__Task objective__: Retype nothing except the lines below from the one with "Write the D3.js code for this chart." through the one with "35000, 40000, 45000];", exactly, with images left out.
** BEGIN Recorded data **
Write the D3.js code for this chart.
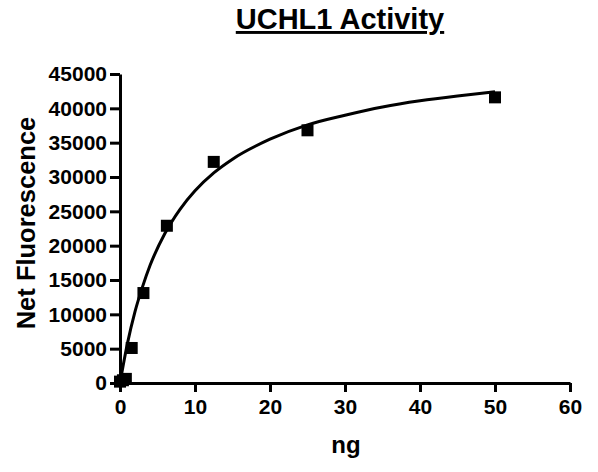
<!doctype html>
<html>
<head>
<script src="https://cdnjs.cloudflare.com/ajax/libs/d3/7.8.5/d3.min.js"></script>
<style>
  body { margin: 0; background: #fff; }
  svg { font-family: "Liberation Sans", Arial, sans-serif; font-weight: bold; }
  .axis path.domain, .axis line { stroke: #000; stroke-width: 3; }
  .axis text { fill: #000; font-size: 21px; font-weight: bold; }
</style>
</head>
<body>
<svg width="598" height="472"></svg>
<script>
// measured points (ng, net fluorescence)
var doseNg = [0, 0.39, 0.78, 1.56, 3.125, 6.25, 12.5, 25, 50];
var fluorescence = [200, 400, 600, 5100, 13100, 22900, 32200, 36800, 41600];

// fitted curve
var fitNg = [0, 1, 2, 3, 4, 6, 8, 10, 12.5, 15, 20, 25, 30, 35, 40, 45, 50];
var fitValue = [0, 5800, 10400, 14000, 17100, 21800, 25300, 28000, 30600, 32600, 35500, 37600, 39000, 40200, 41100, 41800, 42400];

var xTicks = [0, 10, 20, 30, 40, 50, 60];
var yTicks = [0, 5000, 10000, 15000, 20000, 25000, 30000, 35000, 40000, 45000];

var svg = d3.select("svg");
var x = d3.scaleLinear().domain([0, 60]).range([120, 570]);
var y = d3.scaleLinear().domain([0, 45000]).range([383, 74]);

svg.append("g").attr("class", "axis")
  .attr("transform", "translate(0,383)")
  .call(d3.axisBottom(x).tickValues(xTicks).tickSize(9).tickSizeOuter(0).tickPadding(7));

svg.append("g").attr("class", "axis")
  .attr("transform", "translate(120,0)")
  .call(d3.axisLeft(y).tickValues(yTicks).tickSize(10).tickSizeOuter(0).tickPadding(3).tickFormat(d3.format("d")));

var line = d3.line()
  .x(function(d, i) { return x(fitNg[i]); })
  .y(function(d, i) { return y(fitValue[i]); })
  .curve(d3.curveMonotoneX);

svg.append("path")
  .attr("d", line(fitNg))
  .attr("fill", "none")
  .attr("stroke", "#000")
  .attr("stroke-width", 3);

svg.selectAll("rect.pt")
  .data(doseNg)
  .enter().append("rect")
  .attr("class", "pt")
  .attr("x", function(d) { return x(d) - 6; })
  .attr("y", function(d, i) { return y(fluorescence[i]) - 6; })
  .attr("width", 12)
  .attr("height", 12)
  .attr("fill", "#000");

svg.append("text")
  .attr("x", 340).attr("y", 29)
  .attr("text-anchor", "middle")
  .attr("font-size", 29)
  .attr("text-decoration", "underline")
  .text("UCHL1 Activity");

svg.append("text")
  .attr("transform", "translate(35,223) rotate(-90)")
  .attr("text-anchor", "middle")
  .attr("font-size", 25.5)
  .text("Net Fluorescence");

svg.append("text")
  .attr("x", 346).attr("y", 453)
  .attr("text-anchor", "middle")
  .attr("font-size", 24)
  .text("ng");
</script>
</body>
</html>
** END Recorded data **
** BEGIN Recorded data **
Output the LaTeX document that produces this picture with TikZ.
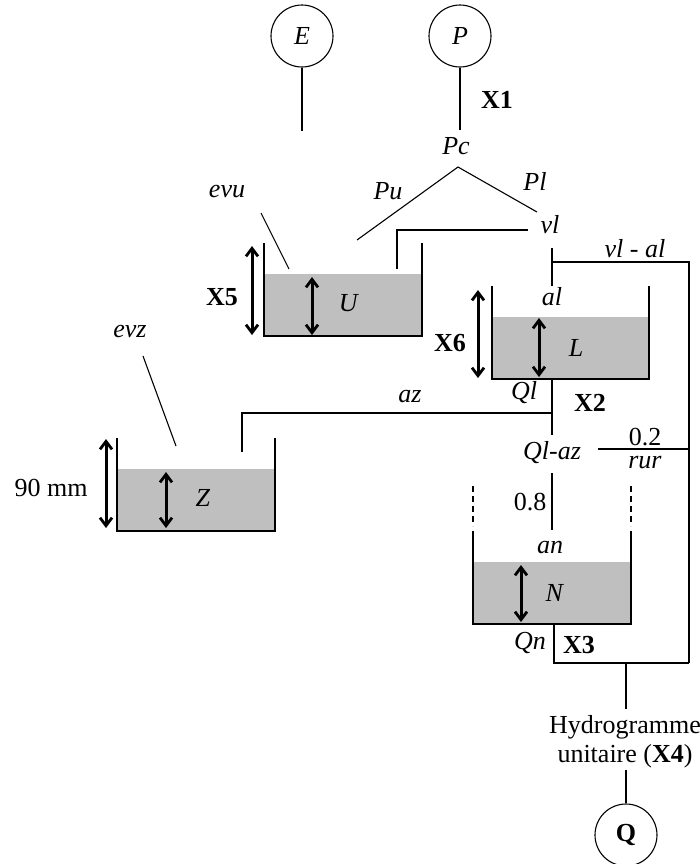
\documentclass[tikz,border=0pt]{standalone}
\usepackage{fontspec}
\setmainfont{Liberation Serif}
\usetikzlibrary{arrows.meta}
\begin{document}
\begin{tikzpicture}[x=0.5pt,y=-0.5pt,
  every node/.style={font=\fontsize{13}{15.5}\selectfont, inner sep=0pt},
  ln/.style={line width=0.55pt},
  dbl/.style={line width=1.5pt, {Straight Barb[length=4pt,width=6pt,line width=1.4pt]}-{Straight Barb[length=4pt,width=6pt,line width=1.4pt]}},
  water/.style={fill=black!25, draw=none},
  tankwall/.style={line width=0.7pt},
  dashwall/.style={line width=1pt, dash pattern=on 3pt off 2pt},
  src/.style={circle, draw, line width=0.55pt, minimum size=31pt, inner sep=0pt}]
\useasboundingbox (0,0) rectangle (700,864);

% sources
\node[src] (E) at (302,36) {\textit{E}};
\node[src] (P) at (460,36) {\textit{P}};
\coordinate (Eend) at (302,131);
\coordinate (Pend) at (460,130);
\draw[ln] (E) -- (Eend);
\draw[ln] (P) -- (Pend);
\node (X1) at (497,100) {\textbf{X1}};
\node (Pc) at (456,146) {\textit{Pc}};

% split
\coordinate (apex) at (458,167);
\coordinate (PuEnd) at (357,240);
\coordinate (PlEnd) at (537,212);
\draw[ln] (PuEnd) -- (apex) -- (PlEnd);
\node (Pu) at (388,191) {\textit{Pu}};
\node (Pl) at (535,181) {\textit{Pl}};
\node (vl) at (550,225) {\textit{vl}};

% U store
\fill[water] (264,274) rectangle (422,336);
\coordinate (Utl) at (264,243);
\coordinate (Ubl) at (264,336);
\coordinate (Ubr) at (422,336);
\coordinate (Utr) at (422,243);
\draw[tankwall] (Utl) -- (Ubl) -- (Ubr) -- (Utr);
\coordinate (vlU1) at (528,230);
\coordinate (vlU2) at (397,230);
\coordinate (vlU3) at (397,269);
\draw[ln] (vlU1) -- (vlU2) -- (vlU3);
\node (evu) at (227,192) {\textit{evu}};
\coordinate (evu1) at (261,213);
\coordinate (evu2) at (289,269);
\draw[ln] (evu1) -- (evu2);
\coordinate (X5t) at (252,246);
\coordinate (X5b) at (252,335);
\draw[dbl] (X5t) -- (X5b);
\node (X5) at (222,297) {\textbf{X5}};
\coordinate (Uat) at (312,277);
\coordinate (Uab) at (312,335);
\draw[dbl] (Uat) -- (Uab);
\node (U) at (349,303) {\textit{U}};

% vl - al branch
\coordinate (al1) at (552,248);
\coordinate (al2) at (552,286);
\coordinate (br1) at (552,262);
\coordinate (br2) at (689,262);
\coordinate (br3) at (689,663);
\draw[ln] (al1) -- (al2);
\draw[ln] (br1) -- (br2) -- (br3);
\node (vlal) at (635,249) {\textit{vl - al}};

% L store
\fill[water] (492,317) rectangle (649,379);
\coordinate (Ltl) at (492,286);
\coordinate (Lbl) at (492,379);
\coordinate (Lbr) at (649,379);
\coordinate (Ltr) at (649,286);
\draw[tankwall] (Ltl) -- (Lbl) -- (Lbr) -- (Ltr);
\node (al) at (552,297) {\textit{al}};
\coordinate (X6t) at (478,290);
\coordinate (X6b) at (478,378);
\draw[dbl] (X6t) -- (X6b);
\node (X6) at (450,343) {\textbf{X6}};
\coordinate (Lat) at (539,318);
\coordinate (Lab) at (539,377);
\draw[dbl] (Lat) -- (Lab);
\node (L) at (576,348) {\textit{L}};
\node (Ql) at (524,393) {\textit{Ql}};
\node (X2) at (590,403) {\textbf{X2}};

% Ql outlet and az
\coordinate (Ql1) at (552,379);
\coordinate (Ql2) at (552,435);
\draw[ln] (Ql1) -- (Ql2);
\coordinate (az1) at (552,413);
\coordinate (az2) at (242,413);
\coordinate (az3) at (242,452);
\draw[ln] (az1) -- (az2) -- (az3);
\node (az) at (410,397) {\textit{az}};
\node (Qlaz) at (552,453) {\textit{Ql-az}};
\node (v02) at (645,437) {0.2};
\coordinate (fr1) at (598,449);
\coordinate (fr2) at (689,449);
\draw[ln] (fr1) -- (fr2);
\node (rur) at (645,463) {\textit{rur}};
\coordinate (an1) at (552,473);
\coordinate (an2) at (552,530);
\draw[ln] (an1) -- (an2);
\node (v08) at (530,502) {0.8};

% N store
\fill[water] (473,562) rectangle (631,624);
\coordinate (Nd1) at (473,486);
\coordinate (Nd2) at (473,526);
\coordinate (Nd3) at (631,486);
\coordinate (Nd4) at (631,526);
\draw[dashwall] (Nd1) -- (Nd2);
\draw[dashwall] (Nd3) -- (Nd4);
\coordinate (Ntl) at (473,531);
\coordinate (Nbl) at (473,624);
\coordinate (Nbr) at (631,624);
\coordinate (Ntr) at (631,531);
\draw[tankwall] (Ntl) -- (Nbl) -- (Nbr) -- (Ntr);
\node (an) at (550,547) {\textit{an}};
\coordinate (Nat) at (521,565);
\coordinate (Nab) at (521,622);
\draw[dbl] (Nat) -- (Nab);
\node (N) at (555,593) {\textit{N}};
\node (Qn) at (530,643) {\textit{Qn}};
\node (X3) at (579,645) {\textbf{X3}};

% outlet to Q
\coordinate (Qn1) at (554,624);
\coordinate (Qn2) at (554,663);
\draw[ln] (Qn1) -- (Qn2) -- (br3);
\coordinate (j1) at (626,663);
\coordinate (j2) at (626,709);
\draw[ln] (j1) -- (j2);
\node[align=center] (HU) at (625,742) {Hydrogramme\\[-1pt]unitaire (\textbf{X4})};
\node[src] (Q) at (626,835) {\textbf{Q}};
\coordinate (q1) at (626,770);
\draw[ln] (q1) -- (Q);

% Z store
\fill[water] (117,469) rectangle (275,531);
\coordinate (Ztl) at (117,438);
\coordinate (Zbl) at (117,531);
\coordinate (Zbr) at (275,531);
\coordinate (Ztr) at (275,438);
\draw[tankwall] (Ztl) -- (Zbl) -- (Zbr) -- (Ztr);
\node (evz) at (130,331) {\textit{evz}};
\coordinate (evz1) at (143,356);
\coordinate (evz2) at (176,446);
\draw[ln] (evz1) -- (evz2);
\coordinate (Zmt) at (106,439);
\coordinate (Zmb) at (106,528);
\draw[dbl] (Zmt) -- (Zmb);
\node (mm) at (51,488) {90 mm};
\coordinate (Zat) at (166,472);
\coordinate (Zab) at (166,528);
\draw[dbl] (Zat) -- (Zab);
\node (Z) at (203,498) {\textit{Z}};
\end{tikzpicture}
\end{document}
** END Recorded data **
__Written answer__:
Write the D3.js code for this chart.
<!doctype html>
<html>
<head>
<script src="https://cdnjs.cloudflare.com/ajax/libs/d3/7.8.5/d3.min.js"></script>
<style>
  body { margin: 0; background: #fff; }
  svg { font-family: "Liberation Sans", Arial, sans-serif; font-weight: bold; }
  .axis path.domain, .axis line { stroke: #000; stroke-width: 3; }
  .axis text { fill: #000; font-size: 21px; font-weight: bold; }
</style>
</head>
<body>
<svg width="598" height="472"></svg>
<script>
// measured points (ng, net fluorescence)
var doseNg = [0, 0.39, 0.78, 1.56, 3.125, 6.25, 12.5, 25, 50];
var fluorescence = [200, 400, 600, 5100, 13100, 22900, 32200, 36800, 41600];

// fitted curve
var fitNg = [0, 1, 2, 3, 4, 6, 8, 10, 12.5, 15, 20, 25, 30, 35, 40, 45, 50];
var fitValue = [0, 5800, 10400, 14000, 17100, 21800, 25300, 28000, 30600, 32600, 35500, 37600, 39000, 40200, 41100, 41800, 42400];

var xTicks = [0, 10, 20, 30, 40, 50, 60];
var yTicks = [0, 5000, 10000, 15000, 20000, 25000, 30000, 35000, 40000, 45000];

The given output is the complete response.